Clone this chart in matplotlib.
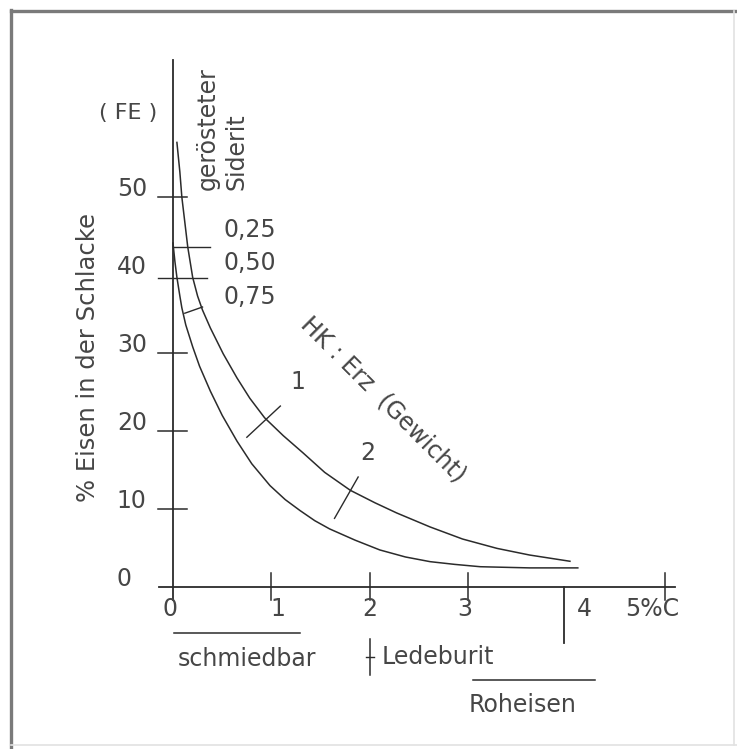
import matplotlib
matplotlib.use("Agg")
import matplotlib.pyplot as plt

# curve "gerösteter Siderit" (upper) and HK:Erz curve (lower)
upper_x = [0.04, 0.07, 0.09, 0.12, 0.15, 0.20, 0.25, 0.30, 0.38, 0.51, 0.65, 0.78,
           0.93, 1.12, 1.32, 1.54, 1.80, 2.05, 2.27, 2.61, 2.94, 3.29, 3.62, 4.03]
upper_y = [57.0, 53.2, 50.0, 46.8, 43.6, 39.7, 37.3, 35.5, 33.2, 29.9, 26.8, 24.2,
           21.7, 19.4, 17.2, 14.7, 12.4, 10.8, 9.5, 7.7, 6.15, 4.95, 4.1, 3.3]
lower_x = [0.00, 0.02, 0.04, 0.07, 0.09, 0.13, 0.20, 0.27, 0.38, 0.50, 0.65, 0.80,
           0.985, 1.14, 1.29, 1.44, 1.59, 1.85, 2.10, 2.36, 2.61, 2.86, 3.12, 3.62, 4.11]
lower_y = [44.1, 41.7, 39.7, 37.3, 35.8, 33.6, 30.8, 28.3, 25.1, 22.0, 18.7, 15.8,
           13.0, 11.2, 9.8, 8.5, 7.45, 6.0, 4.75, 3.85, 3.25, 2.9, 2.6, 2.45, 2.45]

# axis ticks and labels
yticks = [10, 20, 30, 50]
ytick_labels = ["0", "10", "20", "30", "40", "50"]
xticks = [1, 2, 3, 5]
xtick_labels = ["0", "1", "2", "3", "4", "5%C"]
xtick_label_pos = [-0.03, 1.07, 2.0, 2.96, 4.18, 4.86]

# ratio marks on the curves: (x0, y0, x1, y1)
ratio_labels = ["0,25", "0,50", "0,75"]
ratio_label_y = [45.8, 41.5, 37.2]
ratio_marks = [(0.0, 43.6, 0.38, 43.6),
               (-0.15, 39.6, 0.35, 39.6),
               (0.12, 35.1, 0.30, 35.9)]
hk_marks = [(0.75, 19.2, 1.09, 23.2), (1.64, 8.8, 1.88, 14.1)]
hk_labels = ["1", "2"]
hk_label_pos = [(1.27, 26.3), (1.98, 17.2)]

# ranges below the x axis
ranges = ["schmiedbar", "Ledeburit", "Roheisen"]

ink = "#2b2b2b"
txt = "#464646"
fs = 17

fig = plt.figure(figsize=(7.37, 7.49), dpi=100)
ax = fig.add_axes([0, 0, 1, 1])
ax.set_xlim(-1.756, 5.726)
ax.set_ylim(-20.77, 75.26)
ax.axis("off")

# outer frame (scan border)
ax.plot([0.015, 0.015], [0.003, 0.986], color="#7a7a7a", lw=2.4, transform=ax.transAxes, clip_on=False)
ax.plot([0.015, 1.0], [0.985, 0.985], color="#7a7a7a", lw=2.4, transform=ax.transAxes, clip_on=False)
ax.plot([0.996, 0.996], [0.005, 0.985], color="#e2e2e2", lw=1.2, transform=ax.transAxes)
ax.plot([0.015, 1.0], [0.005, 0.005], color="#e2e2e2", lw=1.2, transform=ax.transAxes)

# axes
ax.plot([0, 0], [-1.7, 67.6], color=ink, lw=1.3)
ax.plot([-0.14, 5.10], [0, 0], color=ink, lw=1.3)
for v in yticks:
    ax.plot([-0.15, 0.14], [v, v], color=ink, lw=1.1)
for v in xticks:
    ax.plot([v, v], [1.8, -1.7], color=ink, lw=1.1)
ax.plot([3.97, 3.97], [0, -7.2], color=ink, lw=1.3)

for i, lab in enumerate(ytick_labels):
    ax.text(-0.57, i * 10 + 1.0, lab, fontsize=fs, color=txt, ha="left", va="center")
for lab, xp in zip(xtick_labels, xtick_label_pos):
    ax.text(xp, -2.8, lab, fontsize=fs, color=txt, ha="center", va="center")

# curves
ax.plot(upper_x, upper_y, color=ink, lw=1.1)
ax.plot(lower_x, lower_y, color=ink, lw=1.1)

for (x0, y0, x1, y1) in ratio_marks + hk_marks:
    ax.plot([x0, x1], [y0, y1], color=ink, lw=1.0)
for lab, yp in zip(ratio_labels, ratio_label_y):
    ax.text(0.51, yp, lab, fontsize=fs, color=txt, ha="left", va="center")
for lab, (xp, yp) in zip(hk_labels, hk_label_pos):
    ax.text(xp, yp, lab, fontsize=fs, color=txt, ha="center", va="center")

# texts
ax.text(-0.46, 60.8, "( FE )", fontsize=fs - 1, color=txt, ha="center", va="center")
ax.text(-0.86, 29.4, "% Eisen in der Schlacke", fontsize=17.5, color=txt,
        rotation=90, ha="center", va="center")
ax.text(0.35, 50.9, "gerösteter", fontsize=fs, color=txt, rotation=90, ha="center", va="bottom")
ax.text(0.65, 50.9, "Siderit", fontsize=fs, color=txt, rotation=90, ha="center", va="bottom")
ax.text(2.13, 24.0, "HK : Erz  (Gewicht)", fontsize=fs, color=txt, rotation=-45,
        ha="center", va="center", rotation_mode="anchor")

# ranges
ax.plot([0.01, 1.29], [-5.9, -5.9], color=ink, lw=1.1)
ax.text(0.75, -9.2, ranges[0], fontsize=fs, color=txt, ha="center", va="center")
ax.plot([2.0, 2.0], [-6.7, -11.3], color=ink, lw=1.1)
ax.plot([1.96, 2.04], [-9.0, -9.0], color=ink, lw=1.0)
ax.text(2.12, -9.0, ranges[1], fontsize=fs, color=txt, ha="left", va="center")
ax.plot([3.05, 4.28], [-11.9, -11.9], color=ink, lw=1.1)
ax.text(3.0, -15.1, ranges[2], fontsize=fs, color=txt, ha="left", va="center")

fig.savefig("out.png", dpi=100)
- - -
**Task directions:** List every line above containing the word "matplotlib".

**The response:**
Clone this chart in matplotlib.
import matplotlib
matplotlib.use("Agg")
import matplotlib.pyplot as plt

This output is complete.